* _Records shown_:
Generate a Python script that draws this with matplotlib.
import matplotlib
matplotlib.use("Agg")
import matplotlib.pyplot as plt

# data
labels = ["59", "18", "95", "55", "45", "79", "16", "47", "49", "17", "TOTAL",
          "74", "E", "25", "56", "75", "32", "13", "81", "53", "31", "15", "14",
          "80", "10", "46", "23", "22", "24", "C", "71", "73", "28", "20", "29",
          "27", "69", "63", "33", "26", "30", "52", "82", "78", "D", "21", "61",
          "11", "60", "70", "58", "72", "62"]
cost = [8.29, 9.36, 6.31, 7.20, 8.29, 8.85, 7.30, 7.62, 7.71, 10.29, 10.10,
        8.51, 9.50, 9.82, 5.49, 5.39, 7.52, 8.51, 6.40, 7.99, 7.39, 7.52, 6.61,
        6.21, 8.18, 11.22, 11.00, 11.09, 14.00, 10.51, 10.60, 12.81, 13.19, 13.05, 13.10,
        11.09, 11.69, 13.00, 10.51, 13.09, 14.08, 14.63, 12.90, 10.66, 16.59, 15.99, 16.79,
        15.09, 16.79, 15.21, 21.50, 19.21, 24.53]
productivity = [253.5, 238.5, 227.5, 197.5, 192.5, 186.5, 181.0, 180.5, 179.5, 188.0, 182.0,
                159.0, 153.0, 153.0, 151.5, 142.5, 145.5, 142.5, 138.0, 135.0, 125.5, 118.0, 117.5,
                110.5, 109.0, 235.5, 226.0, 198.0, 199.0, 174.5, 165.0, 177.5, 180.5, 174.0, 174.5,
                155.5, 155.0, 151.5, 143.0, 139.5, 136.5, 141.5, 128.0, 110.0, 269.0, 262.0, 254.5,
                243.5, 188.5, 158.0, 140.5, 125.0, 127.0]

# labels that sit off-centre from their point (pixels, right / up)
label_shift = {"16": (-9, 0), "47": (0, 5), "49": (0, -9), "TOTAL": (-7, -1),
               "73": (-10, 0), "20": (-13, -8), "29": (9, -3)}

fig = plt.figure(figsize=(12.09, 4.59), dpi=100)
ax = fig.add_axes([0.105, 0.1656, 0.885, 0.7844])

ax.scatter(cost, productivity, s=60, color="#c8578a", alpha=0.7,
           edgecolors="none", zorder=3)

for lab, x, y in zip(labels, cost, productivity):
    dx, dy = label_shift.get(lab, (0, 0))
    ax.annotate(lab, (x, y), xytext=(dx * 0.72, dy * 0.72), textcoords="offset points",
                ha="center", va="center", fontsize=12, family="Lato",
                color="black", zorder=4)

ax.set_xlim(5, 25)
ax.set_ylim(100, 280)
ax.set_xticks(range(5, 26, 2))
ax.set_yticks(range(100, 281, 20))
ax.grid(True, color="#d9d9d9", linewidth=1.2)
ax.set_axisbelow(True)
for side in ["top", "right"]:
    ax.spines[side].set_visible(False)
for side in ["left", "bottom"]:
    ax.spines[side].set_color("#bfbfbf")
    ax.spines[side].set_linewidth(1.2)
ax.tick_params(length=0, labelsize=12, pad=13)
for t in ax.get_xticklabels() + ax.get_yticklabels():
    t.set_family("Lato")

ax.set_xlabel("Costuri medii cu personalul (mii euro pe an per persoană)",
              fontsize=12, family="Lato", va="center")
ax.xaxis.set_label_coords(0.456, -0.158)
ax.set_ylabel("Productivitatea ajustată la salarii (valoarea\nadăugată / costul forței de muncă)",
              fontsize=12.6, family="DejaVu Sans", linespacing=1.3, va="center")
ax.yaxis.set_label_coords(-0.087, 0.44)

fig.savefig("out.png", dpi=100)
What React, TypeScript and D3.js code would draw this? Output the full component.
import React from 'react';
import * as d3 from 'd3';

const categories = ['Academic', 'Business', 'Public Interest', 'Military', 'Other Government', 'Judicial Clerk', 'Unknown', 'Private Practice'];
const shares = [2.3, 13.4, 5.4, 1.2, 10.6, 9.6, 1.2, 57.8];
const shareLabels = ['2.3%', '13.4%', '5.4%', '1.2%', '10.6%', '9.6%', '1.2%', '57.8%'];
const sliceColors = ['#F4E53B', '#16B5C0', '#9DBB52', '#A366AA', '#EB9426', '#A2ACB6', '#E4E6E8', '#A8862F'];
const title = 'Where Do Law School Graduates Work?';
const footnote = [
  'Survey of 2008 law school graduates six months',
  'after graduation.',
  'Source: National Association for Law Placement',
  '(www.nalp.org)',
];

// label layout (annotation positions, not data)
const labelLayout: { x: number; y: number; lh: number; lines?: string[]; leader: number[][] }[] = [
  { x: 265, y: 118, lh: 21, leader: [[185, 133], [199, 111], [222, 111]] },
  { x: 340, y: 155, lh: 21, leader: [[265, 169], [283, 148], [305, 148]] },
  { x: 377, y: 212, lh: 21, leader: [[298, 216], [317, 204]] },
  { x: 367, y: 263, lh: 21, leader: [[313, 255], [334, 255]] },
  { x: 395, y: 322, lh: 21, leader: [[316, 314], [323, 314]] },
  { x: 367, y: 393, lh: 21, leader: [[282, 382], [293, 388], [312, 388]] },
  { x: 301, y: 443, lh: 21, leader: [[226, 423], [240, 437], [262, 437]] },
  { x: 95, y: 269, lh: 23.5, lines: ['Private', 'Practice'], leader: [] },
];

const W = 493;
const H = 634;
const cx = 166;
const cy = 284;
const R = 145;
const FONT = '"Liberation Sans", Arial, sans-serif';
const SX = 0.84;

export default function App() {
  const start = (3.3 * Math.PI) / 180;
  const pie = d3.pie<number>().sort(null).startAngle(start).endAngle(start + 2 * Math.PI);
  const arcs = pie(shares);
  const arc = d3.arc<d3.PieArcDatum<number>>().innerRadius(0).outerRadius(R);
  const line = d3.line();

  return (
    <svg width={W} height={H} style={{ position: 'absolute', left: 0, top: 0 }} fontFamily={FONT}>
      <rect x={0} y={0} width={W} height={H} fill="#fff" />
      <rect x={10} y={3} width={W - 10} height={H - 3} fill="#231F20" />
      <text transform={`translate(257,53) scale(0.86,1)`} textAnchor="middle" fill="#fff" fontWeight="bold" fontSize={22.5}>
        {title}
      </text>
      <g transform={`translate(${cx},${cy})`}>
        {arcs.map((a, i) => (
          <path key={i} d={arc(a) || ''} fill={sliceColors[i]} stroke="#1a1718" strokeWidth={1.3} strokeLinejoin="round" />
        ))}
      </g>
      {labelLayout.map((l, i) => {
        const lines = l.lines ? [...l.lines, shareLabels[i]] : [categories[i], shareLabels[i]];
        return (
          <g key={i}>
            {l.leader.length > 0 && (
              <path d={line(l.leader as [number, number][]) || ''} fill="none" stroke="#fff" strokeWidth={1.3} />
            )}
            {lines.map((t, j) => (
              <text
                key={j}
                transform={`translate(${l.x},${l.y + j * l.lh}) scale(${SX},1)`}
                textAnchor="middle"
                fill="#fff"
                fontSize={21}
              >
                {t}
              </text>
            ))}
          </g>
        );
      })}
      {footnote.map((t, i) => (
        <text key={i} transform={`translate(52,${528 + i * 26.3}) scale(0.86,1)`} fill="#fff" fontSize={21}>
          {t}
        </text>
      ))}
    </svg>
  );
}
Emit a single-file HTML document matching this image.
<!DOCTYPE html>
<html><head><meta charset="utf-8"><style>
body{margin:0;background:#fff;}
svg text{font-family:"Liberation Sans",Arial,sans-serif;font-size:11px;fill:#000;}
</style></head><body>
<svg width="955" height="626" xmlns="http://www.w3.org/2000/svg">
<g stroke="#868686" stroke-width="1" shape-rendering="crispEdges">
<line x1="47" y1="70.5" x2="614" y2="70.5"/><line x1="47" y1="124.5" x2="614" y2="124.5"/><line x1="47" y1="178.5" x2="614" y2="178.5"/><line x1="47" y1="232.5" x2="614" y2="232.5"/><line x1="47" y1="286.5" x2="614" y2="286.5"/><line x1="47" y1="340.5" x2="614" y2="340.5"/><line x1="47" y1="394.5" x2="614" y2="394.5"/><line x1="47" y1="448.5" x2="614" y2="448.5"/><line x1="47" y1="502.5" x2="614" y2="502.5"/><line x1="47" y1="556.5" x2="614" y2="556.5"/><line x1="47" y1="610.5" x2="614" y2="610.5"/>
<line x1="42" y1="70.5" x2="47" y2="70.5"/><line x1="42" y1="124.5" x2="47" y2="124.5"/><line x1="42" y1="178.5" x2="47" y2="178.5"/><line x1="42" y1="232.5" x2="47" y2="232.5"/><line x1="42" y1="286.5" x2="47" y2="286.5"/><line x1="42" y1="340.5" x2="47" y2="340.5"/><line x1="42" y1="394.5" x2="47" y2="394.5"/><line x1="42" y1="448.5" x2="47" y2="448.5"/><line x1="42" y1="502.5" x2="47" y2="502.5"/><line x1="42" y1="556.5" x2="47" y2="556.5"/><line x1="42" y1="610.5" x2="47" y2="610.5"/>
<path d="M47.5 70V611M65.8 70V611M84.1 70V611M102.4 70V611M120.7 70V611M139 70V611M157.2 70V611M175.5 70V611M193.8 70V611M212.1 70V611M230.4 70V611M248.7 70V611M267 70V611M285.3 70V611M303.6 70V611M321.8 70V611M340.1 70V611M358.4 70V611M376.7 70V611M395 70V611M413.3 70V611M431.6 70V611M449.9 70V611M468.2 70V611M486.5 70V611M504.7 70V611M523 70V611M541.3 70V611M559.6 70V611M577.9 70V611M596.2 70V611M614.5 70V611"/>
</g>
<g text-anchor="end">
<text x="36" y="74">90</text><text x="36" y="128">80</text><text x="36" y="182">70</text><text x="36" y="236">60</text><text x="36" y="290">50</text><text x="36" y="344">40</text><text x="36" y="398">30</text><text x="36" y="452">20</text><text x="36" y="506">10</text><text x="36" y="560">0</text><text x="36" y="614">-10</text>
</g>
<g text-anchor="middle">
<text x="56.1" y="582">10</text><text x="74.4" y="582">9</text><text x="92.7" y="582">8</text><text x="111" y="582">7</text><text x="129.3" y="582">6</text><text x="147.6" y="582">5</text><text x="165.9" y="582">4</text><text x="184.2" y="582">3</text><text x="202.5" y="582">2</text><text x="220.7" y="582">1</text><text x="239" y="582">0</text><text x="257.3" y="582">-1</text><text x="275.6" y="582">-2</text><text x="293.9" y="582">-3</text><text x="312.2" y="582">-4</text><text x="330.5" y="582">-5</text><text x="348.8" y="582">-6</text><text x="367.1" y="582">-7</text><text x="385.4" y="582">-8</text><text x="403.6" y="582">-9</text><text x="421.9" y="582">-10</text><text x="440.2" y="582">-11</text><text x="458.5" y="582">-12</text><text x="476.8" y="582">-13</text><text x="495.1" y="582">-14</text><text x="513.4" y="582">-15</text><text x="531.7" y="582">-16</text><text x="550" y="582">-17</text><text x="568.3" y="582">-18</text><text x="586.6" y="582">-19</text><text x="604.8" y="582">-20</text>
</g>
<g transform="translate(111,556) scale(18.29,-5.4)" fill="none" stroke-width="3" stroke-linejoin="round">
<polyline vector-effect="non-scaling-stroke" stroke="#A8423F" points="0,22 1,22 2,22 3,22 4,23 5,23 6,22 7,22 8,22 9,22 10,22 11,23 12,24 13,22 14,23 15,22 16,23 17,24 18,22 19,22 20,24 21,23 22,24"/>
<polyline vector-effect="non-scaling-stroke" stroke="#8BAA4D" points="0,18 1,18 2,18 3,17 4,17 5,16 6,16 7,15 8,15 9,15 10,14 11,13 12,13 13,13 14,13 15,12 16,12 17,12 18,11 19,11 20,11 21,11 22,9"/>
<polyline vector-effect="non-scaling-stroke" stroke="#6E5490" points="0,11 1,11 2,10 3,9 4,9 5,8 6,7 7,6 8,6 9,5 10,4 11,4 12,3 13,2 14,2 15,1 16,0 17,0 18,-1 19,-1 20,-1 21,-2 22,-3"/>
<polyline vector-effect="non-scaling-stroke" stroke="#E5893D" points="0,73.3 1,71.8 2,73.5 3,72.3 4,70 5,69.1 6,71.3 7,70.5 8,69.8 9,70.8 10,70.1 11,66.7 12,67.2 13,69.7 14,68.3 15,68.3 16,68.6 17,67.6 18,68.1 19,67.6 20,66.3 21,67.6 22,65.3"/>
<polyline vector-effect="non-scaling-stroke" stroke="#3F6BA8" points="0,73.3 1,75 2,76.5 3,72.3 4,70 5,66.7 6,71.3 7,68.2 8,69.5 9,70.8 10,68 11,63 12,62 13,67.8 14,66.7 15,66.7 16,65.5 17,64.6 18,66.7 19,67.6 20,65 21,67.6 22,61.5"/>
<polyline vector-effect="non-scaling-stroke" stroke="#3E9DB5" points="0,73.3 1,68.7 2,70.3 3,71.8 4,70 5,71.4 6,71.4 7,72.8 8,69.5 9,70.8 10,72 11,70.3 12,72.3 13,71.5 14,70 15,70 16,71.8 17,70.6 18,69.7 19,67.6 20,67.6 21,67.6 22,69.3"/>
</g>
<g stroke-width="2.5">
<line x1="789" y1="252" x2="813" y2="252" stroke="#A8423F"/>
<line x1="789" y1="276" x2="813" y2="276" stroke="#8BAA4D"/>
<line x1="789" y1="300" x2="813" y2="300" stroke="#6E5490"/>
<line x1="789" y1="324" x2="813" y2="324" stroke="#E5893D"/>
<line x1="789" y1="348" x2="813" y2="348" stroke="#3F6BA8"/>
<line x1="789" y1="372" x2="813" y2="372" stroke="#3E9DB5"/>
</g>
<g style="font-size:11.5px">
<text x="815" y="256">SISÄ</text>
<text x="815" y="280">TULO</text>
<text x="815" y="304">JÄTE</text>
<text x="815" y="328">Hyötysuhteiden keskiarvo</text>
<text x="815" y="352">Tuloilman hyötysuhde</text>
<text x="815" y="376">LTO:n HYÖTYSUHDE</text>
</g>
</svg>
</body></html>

* _To be done_: Output only the lines from the top of the entries through the one holding "import matplotlib.pyplot as plt", copied exactly.

* _Answer to this task_:
Generate a Python script that draws this with matplotlib.
import matplotlib
matplotlib.use("Agg")
import matplotlib.pyplot as plt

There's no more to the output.